Martel, Zaïre-Nathalie, known as Mademoiselle Nathalie, French actress (1816-1885). Autograph letter signed.

N. p. o. d., [1852-1876].

8vo. 1 p.


Interesting letter to the administrator of the Comédie-Française, addressed as "my director", affirming that she will do as he pleases in an unspecified matter, even though she fears to "reap the reward" for commiting "the little sin of pride": "Tout ce que mon directeur désire est une loi pour moi. J'avais eu déjà cette idée mais n'aurais pas osé la mettre à exécution comme cela mon directeur commettra le petit péché d'orgueil et j'en recueillerai le fruit. J'ai l'honneur d'être sa pensionnaire dévouée. Les plus grands soins pour ma chère Lotte s'il vous plaît".

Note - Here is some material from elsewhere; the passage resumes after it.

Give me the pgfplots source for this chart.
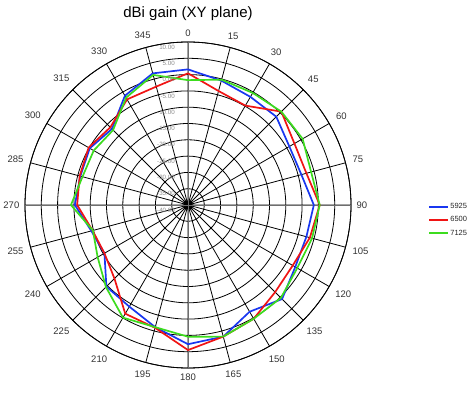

After various engagements in Paris, Nathalie had her successful debut at the Comédie-Française in 1848 and was elected Sociétaire in 1852. Today, Mademoiselle Nathalie is best known for a violent altercation with the young Sarah Bernhardt on 15 January 1863. Bernhardt had just debuted at the Comédie a few months earlier when her younger sister Regina accompanied her to a ceremony on the occasion of Molière's birthday. During the event, Regina accidentally stepped on the train of Mademoiselle Nathalie's gown, who forcefully pushed the young woman away. In the ensuing altercation, Sarah slapped the Sociétaire and caused her to fall. As Mademoiselle Nathalie would not apologize to Regina, Sarah Bernhardt refused to apologize in turn, which led to her being dismissed from the Comédie-Française. Although Bernhardt's debut at the Comédie had been far from successful, her dismissal came close to a death sentence for her career. The premiere of Victor Hugo's "Ruy Blas" on 16 January 1872 marked Sarah Bernhardt's triumphal return to the Comédie-Française.

On stationery with blindstamped monogram "NM". Minor tears and stains.